In the same paper was also this note exactly as it was written; run-on sentence and all: “Last Friday the Basket Ball girls were all at the depot and ready to go to Lake Crystal, the train was late so before it came Mr. Barnes received a telephone message telling the girls not to come on account of the rain. The game was postponed until Monday.”

The Forum Advocate was filled with news about what the residents of the community were doing, who they were visiting, whether they were traveling as is the case of E.O. Oren and Alex Enochson.

This little tidbit was their little news of the week: “E.O. Oren and Alex Enochson left Saturday Evening for New York on business. Mr. Oren had started a car of dressed poultry ahead and expected to reach the metropolis about the same time the freight did.”

Writing has changed since 1907. Newspapers have changed. If you look back in the archives of old newspapers across the decades you would see the change in the way the newspapers reported the news. Those newspapers might also give you a glimpse through their changes of the progression of changes in the way people live their lives. If you look back at the past, you may see the reason newspapers in 2014 must change it up another notch.

No longer do people want it reported in the newspaper when they are leaving town. It is not safe. The Internet has also changed those hometown tidbits. We already know what is happening in the lives of the people we care about because of the convenience of social media. Communities have gotten smaller and people’s worlds have gotten bigger.

We, in the southern Minnesota area are very fortunate to still have small town newspapers such as The Courier Sentinel, the New Richland Star-Eagle and the Wells Mirror to name a few. We are still fortunate enough to have bigger community’s newspapers still going strong, such as the Albert Lea Tribune.

As the small town newspapers struggle to stay successful in this competitive news world, they are making changes that occasionally upset their readers. Change is hard on everyone, but for small community newspapers, the changes must be made to stay in business. These newspapers must reach out to a broader reader base outside of their communities. Newspapers rely on advertising and with small communities there is not the broad business base there once was, so newspapers must appeal to those also outside their area in order to sell advertising.
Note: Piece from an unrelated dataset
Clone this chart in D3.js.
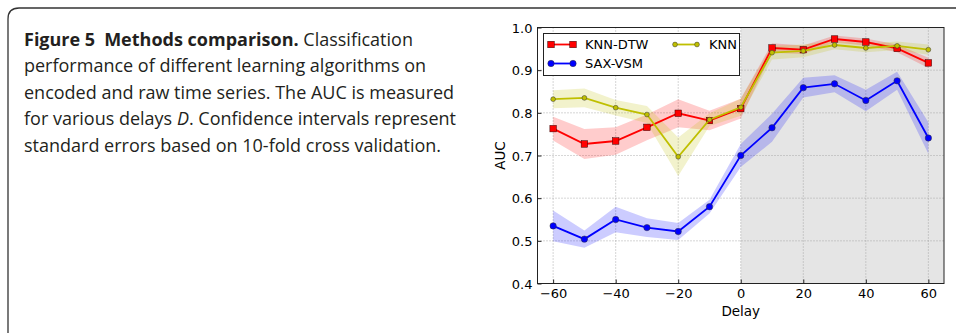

Communities used to be sufficient within their borders. Our small towns had clothing stores, grocery stores, shoe stores, restaurants, lumberyards, car dealerships, churches and people to support these businesses. These businesses advertised and the local news was reported. Small towns were happening.

As much as we want our area newspapers to stay the same, if you look back through history there has been change in the newspapers formats and there has always been resistance to change. Life is change. Every single day when we open our eyes something about our life is going to be different.

I like to look at the change in area newspapers as progress. I love reading a story outside of my little world that broadens my learning and my knowledge of places and people. I love reading a story in a newspaper that challenges my thinking whether I agree with it or not.

Newspapers now have an online presence. They have a Facebook page. They need to keep up with social media to survive.

When I used to read my local paper when I was younger, the local stories pertained only to my hometown. It was a time when businesses were thriving, schools had double the kids we have now and life revolved around activities only in our community. I was content with that. As I look at what is happening now and the possibilities for our young people to learn more about people halfway across the continent, I think perhaps I missed out. There is so much good to learn from others stories.

That is my opinion. The next time you pick up your local paper and the stories reach out and are about others in other communities, you can thank the editor for expanding your world or … you can be upset because the paper isn’t about only your community or your interests.

The choice is yours. Does the community newspaper tradition grow into the future or will its obituary report its death?